EXERCISE TASK:
Determine how many lines of this material contain "that". Give only the number.

* BEGIN EXTRACTED MATERIAL *

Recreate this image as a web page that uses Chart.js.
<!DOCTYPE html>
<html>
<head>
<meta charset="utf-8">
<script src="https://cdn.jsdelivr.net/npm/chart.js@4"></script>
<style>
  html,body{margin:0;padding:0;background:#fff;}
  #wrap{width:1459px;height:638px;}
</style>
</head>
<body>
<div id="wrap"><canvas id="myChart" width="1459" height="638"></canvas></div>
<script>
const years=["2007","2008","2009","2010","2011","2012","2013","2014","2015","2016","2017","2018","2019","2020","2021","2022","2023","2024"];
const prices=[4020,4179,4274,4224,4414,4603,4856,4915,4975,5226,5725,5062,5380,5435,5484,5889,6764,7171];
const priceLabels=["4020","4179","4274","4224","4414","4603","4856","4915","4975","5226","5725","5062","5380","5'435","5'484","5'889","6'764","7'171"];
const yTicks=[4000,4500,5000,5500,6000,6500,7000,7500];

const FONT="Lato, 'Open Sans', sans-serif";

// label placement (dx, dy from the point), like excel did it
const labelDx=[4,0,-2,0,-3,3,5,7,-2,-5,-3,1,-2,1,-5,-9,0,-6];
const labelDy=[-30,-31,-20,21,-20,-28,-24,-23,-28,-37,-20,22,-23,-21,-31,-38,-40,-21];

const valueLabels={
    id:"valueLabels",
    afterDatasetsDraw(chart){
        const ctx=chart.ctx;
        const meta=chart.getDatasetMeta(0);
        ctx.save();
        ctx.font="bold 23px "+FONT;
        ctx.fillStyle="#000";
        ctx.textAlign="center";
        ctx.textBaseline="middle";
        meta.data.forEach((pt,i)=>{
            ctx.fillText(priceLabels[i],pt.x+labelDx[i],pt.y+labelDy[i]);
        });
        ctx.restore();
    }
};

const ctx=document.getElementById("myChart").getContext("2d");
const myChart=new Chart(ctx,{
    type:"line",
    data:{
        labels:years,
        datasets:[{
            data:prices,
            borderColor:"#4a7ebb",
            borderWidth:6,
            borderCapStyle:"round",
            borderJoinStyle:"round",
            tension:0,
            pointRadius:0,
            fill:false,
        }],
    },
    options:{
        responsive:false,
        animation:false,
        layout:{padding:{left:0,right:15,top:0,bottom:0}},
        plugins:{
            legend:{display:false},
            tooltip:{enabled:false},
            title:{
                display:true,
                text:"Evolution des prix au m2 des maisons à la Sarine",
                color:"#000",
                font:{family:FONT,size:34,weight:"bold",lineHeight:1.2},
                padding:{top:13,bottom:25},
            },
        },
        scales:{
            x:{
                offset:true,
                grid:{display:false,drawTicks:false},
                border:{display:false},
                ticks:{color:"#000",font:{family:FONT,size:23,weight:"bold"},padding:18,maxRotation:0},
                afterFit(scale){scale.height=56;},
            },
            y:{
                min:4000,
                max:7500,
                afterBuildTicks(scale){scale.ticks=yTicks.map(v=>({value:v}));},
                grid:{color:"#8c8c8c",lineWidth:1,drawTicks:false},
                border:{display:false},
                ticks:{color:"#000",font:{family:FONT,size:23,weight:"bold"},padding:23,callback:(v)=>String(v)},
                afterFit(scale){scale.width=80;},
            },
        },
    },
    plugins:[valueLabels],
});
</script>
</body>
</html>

* END EXTRACTED MATERIAL *
* BEGIN EXTRACTED MATERIAL *

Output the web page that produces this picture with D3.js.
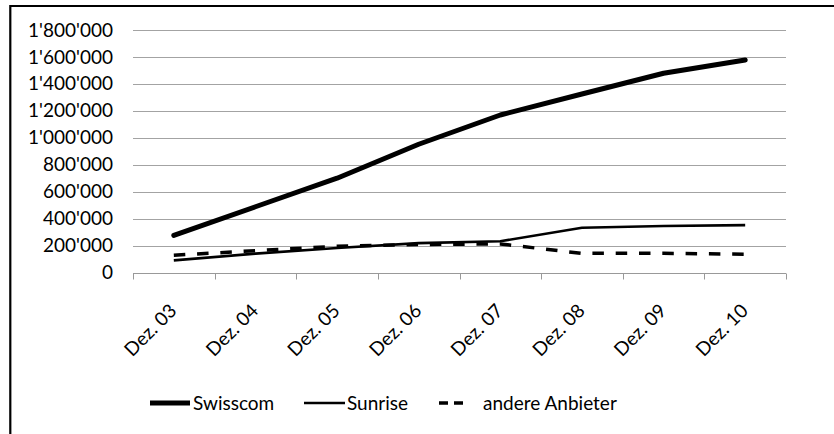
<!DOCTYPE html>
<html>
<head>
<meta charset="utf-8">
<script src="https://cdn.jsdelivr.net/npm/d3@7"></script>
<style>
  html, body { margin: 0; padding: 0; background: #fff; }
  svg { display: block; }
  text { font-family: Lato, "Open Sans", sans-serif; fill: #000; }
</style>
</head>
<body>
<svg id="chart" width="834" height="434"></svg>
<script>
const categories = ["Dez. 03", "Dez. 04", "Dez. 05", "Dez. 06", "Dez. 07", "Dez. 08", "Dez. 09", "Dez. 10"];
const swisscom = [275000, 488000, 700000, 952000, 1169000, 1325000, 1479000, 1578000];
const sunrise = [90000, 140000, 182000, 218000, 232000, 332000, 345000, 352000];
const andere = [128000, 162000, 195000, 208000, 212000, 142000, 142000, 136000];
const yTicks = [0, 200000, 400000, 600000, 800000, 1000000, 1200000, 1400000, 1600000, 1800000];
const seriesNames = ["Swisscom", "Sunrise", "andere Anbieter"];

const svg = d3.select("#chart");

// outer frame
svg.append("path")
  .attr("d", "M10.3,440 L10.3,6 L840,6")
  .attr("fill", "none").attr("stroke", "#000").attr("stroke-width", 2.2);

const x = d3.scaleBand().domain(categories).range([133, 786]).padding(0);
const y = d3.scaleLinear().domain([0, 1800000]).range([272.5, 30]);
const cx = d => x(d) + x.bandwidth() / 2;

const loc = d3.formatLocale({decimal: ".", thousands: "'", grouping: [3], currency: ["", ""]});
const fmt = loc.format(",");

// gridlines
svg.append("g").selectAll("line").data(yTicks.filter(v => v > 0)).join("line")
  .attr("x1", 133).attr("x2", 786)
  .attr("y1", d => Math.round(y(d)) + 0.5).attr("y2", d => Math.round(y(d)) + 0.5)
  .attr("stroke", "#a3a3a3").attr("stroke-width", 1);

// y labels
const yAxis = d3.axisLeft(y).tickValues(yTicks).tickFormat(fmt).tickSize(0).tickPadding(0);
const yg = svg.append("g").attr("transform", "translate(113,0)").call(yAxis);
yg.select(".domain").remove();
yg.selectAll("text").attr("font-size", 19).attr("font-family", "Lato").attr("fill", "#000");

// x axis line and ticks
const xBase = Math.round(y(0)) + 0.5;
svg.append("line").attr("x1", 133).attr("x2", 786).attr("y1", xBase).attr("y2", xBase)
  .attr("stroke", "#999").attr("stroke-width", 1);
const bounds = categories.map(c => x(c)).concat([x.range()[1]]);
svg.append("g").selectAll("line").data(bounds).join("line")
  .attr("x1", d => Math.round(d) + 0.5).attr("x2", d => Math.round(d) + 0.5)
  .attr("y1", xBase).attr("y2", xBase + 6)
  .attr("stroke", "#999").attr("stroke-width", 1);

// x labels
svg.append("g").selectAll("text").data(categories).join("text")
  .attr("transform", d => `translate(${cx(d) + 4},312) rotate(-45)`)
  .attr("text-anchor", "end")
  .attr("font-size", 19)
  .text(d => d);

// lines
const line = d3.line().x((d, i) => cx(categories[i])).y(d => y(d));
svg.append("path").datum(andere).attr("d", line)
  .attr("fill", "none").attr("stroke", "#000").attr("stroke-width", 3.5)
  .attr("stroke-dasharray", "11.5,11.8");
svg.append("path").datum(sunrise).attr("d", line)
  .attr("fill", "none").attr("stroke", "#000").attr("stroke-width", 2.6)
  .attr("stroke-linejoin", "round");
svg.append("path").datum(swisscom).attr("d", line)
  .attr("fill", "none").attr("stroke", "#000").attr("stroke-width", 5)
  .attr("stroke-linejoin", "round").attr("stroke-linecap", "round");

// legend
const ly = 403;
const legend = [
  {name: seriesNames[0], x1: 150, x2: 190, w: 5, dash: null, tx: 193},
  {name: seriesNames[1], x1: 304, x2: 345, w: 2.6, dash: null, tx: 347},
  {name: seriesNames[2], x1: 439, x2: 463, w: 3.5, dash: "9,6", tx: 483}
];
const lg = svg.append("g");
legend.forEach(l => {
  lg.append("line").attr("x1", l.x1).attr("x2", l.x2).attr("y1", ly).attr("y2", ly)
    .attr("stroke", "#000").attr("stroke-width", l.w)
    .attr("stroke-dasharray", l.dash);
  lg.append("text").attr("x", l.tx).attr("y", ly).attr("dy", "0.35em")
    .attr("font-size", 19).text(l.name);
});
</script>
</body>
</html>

* END EXTRACTED MATERIAL *

TASK SOLUTION:
2